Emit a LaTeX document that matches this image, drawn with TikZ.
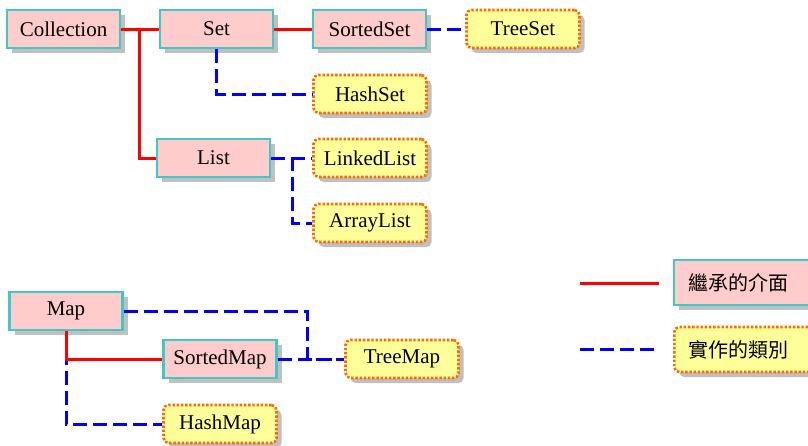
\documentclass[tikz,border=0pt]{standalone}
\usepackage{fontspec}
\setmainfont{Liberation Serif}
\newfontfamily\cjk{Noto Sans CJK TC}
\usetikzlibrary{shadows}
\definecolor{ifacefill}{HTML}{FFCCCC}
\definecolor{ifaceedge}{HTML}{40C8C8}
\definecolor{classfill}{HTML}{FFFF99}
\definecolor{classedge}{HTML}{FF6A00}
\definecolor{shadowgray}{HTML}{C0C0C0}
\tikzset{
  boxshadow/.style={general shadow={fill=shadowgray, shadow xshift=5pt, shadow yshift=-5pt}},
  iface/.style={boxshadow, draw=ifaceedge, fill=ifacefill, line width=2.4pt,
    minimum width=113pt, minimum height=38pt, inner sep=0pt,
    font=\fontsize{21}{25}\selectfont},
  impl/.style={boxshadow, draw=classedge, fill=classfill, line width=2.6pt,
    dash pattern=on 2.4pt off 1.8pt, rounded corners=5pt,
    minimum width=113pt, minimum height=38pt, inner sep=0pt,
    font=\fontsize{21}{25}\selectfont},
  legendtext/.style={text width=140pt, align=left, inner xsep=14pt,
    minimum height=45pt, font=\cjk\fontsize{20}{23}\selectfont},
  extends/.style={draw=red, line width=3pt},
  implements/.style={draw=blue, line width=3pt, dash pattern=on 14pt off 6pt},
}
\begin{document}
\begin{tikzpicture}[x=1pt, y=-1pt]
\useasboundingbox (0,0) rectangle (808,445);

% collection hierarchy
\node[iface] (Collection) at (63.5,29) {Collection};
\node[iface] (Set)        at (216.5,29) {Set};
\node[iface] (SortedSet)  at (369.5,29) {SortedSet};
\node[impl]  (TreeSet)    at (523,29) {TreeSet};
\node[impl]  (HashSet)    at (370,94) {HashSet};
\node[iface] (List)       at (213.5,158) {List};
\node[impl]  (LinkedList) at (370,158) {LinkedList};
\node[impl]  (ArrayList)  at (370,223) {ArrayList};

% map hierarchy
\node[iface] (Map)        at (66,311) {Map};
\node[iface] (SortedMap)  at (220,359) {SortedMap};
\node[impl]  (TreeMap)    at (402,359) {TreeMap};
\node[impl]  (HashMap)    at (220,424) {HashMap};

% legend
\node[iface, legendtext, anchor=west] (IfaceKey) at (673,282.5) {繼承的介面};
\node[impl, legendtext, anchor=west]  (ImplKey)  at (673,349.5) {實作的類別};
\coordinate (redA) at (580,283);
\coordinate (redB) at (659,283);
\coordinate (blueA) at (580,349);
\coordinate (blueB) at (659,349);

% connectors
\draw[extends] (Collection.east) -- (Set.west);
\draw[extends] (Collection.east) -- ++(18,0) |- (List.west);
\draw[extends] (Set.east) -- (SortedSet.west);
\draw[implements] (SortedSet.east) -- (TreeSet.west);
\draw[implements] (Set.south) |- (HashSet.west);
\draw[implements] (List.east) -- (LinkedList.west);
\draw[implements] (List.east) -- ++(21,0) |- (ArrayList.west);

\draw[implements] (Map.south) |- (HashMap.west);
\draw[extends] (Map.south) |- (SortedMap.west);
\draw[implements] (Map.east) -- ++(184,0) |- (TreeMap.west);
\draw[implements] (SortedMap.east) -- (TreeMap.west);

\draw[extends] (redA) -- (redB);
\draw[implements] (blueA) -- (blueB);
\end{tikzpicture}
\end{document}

........

GIVEN INSTRUCTION:
Every line above should be repeated exactly; pictures stay out of the copy.

SOLUTION TO THIS TASK:
Emit a LaTeX document that matches this image, drawn with TikZ.
\documentclass[tikz,border=0pt]{standalone}
\usepackage{fontspec}
\setmainfont{Liberation Serif}
\newfontfamily\cjk{Noto Sans CJK TC}
\usetikzlibrary{shadows}
\definecolor{ifacefill}{HTML}{FFCCCC}
\definecolor{ifaceedge}{HTML}{40C8C8}
\definecolor{classfill}{HTML}{FFFF99}
\definecolor{classedge}{HTML}{FF6A00}
\definecolor{shadowgray}{HTML}{C0C0C0}
\tikzset{
  boxshadow/.style={general shadow={fill=shadowgray, shadow xshift=5pt, shadow yshift=-5pt}},
  iface/.style={boxshadow, draw=ifaceedge, fill=ifacefill, line width=2.4pt,
    minimum width=113pt, minimum height=38pt, inner sep=0pt,
    font=\fontsize{21}{25}\selectfont},
  impl/.style={boxshadow, draw=classedge, fill=classfill, line width=2.6pt,
    dash pattern=on 2.4pt off 1.8pt, rounded corners=5pt,
    minimum width=113pt, minimum height=38pt, inner sep=0pt,
    font=\fontsize{21}{25}\selectfont},
  legendtext/.style={text width=140pt, align=left, inner xsep=14pt,
    minimum height=45pt, font=\cjk\fontsize{20}{23}\selectfont},
  extends/.style={draw=red, line width=3pt},
  implements/.style={draw=blue, line width=3pt, dash pattern=on 14pt off 6pt},
}
\begin{document}
\begin{tikzpicture}[x=1pt, y=-1pt]
\useasboundingbox (0,0) rectangle (808,445);

% collection hierarchy
\node[iface] (Collection) at (63.5,29) {Collection};
\node[iface] (Set)        at (216.5,29) {Set};
\node[iface] (SortedSet)  at (369.5,29) {SortedSet};
\node[impl]  (TreeSet)    at (523,29) {TreeSet};
\node[impl]  (HashSet)    at (370,94) {HashSet};
\node[iface] (List)       at (213.5,158) {List};
\node[impl]  (LinkedList) at (370,158) {LinkedList};
\node[impl]  (ArrayList)  at (370,223) {ArrayList};

% map hierarchy
\node[iface] (Map)        at (66,311) {Map};
\node[iface] (SortedMap)  at (220,359) {SortedMap};
\node[impl]  (TreeMap)    at (402,359) {TreeMap};
\node[impl]  (HashMap)    at (220,424) {HashMap};

% legend
\node[iface, legendtext, anchor=west] (IfaceKey) at (673,282.5) {繼承的介面};
\node[impl, legendtext, anchor=west]  (ImplKey)  at (673,349.5) {實作的類別};
\coordinate (redA) at (580,283);
\coordinate (redB) at (659,283);
\coordinate (blueA) at (580,349);
\coordinate (blueB) at (659,349);

% connectors
\draw[extends] (Collection.east) -- (Set.west);
\draw[extends] (Collection.east) -- ++(18,0) |- (List.west);
\draw[extends] (Set.east) -- (SortedSet.west);
\draw[implements] (SortedSet.east) -- (TreeSet.west);
\draw[implements] (Set.south) |- (HashSet.west);
\draw[implements] (List.east) -- (LinkedList.west);
\draw[implements] (List.east) -- ++(21,0) |- (ArrayList.west);

\draw[implements] (Map.south) |- (HashMap.west);
\draw[extends] (Map.south) |- (SortedMap.west);
\draw[implements] (Map.east) -- ++(184,0) |- (TreeMap.west);
\draw[implements] (SortedMap.east) -- (TreeMap.west);

\draw[extends] (redA) -- (redB);
\draw[implements] (blueA) -- (blueB);
\end{tikzpicture}
\end{document}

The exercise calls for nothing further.